▶ [RECORD EXCERPTS]
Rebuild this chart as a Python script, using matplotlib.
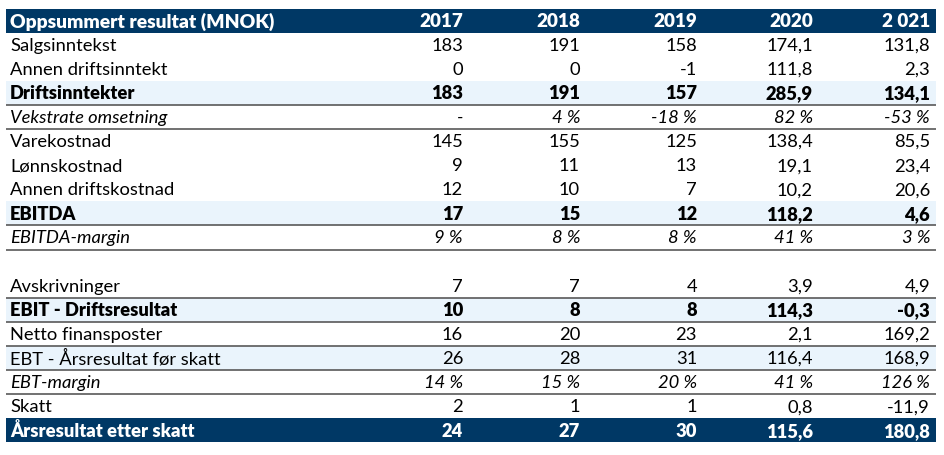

...

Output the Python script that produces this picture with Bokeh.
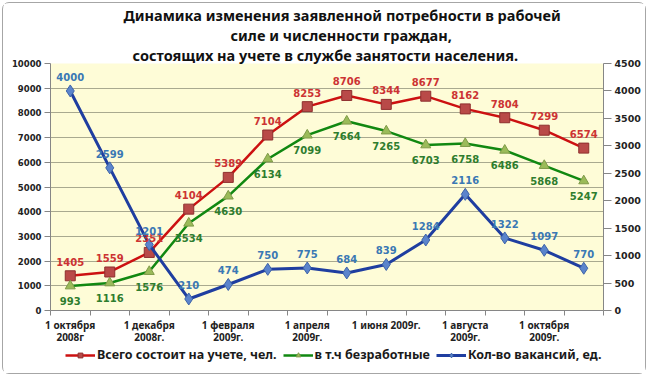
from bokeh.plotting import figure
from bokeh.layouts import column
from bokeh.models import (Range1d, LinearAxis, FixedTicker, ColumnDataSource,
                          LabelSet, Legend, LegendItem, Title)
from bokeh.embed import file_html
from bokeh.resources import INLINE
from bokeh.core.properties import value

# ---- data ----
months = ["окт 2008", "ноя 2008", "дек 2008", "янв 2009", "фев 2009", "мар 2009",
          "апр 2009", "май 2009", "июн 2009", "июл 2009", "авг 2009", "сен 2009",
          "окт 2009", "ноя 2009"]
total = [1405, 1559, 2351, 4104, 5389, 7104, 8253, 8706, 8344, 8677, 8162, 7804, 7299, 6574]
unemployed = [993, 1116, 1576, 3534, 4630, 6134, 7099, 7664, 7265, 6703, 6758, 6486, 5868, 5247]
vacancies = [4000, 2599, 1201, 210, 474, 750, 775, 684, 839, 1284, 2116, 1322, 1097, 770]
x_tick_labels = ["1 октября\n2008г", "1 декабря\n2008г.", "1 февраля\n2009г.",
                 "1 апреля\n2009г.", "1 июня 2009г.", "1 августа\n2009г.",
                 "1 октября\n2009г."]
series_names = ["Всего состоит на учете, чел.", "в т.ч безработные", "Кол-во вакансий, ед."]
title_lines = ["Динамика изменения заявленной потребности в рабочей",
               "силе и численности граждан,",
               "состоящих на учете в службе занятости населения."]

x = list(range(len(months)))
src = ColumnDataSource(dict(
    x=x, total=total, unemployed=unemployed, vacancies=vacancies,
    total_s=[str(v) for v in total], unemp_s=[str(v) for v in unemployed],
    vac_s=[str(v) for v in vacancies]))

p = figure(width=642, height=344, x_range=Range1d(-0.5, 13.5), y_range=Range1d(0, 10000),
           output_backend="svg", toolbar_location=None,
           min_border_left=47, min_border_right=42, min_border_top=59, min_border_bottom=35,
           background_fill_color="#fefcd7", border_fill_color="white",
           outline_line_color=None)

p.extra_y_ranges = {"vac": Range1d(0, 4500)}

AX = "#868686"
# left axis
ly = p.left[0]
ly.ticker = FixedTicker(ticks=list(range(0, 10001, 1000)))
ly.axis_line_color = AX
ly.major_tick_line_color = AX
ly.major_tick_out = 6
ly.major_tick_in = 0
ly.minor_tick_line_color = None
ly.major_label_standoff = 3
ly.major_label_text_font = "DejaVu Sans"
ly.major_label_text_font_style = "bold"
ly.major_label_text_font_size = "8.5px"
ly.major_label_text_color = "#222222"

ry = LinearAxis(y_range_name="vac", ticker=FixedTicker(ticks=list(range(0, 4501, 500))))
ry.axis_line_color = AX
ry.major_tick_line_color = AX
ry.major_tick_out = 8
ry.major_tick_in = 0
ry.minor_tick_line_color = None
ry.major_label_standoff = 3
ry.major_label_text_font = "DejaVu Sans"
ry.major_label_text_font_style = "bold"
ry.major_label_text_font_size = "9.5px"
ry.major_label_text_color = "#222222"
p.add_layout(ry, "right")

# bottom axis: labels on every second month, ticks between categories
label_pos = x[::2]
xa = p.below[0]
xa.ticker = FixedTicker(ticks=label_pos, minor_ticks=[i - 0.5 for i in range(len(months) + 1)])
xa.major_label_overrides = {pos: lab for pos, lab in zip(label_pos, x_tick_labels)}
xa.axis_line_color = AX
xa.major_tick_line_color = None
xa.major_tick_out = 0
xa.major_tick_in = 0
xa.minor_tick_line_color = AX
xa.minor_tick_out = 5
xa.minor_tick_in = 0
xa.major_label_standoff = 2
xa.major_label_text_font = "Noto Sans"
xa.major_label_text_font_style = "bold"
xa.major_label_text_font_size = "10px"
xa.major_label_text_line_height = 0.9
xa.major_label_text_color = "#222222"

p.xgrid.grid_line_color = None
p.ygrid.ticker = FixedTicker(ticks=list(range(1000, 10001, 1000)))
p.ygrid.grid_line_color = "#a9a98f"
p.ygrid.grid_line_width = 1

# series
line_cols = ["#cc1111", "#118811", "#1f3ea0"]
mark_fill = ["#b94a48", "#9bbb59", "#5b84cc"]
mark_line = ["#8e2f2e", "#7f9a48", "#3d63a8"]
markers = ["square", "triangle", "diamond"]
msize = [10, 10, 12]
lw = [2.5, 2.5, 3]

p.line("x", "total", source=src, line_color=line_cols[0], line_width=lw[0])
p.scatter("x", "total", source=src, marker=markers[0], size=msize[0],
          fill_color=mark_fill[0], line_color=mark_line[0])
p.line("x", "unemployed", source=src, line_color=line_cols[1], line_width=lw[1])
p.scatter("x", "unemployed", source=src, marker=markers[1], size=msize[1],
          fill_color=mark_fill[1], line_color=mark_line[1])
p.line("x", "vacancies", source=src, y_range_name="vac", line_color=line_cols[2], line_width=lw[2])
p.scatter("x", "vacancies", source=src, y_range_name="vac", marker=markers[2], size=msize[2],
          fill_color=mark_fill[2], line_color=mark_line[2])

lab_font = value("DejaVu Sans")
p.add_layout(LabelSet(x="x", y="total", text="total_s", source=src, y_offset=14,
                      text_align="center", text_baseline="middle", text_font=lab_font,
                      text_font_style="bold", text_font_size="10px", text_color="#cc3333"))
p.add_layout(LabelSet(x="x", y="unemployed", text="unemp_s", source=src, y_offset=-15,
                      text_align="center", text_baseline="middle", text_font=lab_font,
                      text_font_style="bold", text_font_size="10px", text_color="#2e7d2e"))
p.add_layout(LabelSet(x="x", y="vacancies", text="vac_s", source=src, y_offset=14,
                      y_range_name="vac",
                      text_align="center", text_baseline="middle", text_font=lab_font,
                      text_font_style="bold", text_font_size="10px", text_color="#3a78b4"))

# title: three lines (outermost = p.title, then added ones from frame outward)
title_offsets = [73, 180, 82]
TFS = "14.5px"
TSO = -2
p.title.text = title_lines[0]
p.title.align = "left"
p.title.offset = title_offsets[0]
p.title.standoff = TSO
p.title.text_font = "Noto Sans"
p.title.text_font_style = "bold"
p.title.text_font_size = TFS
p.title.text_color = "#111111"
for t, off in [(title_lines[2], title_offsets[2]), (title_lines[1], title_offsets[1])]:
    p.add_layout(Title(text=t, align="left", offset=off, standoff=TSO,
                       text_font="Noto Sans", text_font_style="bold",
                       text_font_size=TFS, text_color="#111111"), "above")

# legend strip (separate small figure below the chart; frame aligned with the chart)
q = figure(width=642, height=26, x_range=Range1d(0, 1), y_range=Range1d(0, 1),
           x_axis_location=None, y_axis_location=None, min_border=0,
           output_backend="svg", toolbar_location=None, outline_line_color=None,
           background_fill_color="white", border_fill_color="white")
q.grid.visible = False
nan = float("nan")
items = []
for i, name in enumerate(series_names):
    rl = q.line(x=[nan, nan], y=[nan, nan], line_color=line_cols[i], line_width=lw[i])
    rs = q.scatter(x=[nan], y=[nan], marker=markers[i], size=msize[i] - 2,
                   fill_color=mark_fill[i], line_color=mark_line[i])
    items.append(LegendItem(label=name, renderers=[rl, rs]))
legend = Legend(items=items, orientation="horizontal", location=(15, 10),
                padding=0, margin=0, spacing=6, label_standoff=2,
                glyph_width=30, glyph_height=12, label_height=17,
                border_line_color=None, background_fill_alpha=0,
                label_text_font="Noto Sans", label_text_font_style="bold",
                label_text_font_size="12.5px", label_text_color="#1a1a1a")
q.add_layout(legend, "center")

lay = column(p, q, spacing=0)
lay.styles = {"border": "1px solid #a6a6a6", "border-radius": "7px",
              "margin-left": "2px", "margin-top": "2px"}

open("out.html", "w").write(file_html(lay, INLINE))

▶ [PROBLEM TO SOLVE]
Write out word for word the lines above that run from the one with "Output the Python" to the one with "from bokeh.core.properties import value". Include both end lines; exclude the images.

▶ [RIGHT ANSWER]
Output the Python script that produces this picture with Bokeh.
from bokeh.plotting import figure
from bokeh.layouts import column
from bokeh.models import (Range1d, LinearAxis, FixedTicker, ColumnDataSource,
                          LabelSet, Legend, LegendItem, Title)
from bokeh.embed import file_html
from bokeh.resources import INLINE
from bokeh.core.properties import value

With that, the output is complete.